A borrower who is mid-application through Rocket Mortgage would have to re-enter all their financial documents and restart credit checks from zero with a new lender. Real estate agents connected to the Rocket Homes platform would lose the built-in CRM tools and referral tracking they rely on day to day. Mortgage brokers in the Partner Network would need to rebuild their automated workflow integrations from scratch with a different lending platform.
What limits this company?
Adding more loan applications costs almost no extra staff, because the automated engine handles the work. But if the credit bureau feeds, income verification services, or property valuation APIs slow down or go offline at the same time, the platform's output drops to zero — there is no manual backup inside the workflow for any of those three data sources.
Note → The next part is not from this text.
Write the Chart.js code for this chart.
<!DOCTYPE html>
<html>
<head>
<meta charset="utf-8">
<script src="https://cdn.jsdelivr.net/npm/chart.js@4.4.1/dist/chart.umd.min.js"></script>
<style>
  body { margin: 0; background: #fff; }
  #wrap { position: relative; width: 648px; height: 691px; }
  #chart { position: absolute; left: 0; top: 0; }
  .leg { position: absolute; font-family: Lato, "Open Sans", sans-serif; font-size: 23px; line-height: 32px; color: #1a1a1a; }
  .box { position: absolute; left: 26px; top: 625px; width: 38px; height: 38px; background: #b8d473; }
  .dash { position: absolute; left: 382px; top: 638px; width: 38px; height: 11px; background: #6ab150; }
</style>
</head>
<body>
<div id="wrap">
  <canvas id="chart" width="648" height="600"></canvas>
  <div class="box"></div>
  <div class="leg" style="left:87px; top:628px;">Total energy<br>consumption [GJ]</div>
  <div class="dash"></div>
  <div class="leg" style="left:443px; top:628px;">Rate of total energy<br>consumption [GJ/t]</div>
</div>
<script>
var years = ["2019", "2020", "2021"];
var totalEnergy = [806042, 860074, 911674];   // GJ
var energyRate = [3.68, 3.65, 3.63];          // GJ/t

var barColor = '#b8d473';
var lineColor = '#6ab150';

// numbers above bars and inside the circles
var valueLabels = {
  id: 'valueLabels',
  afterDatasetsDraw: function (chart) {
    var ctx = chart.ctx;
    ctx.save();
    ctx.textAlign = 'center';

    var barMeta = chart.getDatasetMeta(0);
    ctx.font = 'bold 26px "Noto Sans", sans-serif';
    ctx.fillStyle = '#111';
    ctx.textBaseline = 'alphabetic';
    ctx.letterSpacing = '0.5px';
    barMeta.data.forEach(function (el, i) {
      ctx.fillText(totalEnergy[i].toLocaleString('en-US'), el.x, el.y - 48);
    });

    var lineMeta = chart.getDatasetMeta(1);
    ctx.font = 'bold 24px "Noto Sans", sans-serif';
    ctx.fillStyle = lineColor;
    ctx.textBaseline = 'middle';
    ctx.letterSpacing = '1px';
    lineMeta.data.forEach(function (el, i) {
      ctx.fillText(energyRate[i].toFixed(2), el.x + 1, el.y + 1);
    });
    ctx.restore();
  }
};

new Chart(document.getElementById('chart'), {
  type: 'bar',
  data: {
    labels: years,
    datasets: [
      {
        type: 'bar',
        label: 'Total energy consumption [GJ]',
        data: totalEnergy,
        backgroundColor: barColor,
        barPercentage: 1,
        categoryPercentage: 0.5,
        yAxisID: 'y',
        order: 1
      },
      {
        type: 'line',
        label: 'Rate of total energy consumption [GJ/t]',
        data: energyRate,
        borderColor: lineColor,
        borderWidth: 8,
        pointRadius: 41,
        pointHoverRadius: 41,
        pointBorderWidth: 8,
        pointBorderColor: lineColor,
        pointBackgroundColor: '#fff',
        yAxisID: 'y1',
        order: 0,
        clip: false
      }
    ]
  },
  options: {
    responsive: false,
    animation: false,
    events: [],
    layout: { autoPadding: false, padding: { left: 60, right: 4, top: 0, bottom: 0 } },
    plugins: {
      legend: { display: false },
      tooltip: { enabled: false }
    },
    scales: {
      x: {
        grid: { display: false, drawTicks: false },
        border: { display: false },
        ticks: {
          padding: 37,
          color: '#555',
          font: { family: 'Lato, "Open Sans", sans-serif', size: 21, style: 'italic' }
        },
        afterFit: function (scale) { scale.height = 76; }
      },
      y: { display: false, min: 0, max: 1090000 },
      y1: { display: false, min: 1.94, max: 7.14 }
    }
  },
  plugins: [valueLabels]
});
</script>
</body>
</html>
What does this company depend on?
Fannie Mae and Freddie Mac must keep buying the loans the platform produces, or there is no buyer for the finished product. Experian and other credit bureau APIs must stay live to run credit checks in real time. Third-party income verification services and automated valuation model providers must deliver data instantly for every application. Warehouse credit facilities provide the short-term funding that covers each loan between origination and sale. And the company must maintain active mortgage lending licences across all 50 state jurisdictions to operate legally.
Who depends on this company?
Real estate agents using the Rocket Homes referral platform would lose their lead generation tools and transaction tracking if the platform stopped. Mortgage brokers in the Partner Network would lose access to the automated underwriting technology that lets them process loans faster than they could on their own. Home buyers already part-way through an application would face serious delays if they had to abandon the process and restart from scratch with a paper-based lender.
How does this company scale?
Because the automated engine handles additional loan applications without hiring proportionally more staff, the cost of processing one more loan is very small. What does not get cheaper as the company grows is the state-by-state licensing work — each of the 50 jurisdictions requires its own legal and compliance infrastructure, and that cannot be automated or consolidated into a single process.
What external forces can significantly affect this company?
When the Federal Reserve raises interest rates, fewer homeowners refinance, which directly cuts platform usage since refinancing has been a large share of volume. The Consumer Financial Protection Bureau can examine the company's practices and force changes to how automated underwriting and digital lending work, potentially invalidating core parts of the process. Operating in Canada requires a separate compliance infrastructure because Canadian mortgage regulations differ from US rules and cannot be handled by the same systems.
Where is this company structurally vulnerable?
If the Consumer Financial Protection Bureau ruled that automated income verification or automated property valuations are not legally sufficient for compliant underwriting — and required a human to review each one — the single-session, no-human approval process would be prohibited by law. That would eliminate the speed advantage that sets Rocket Mortgage apart from traditional lenders who already use human reviewers.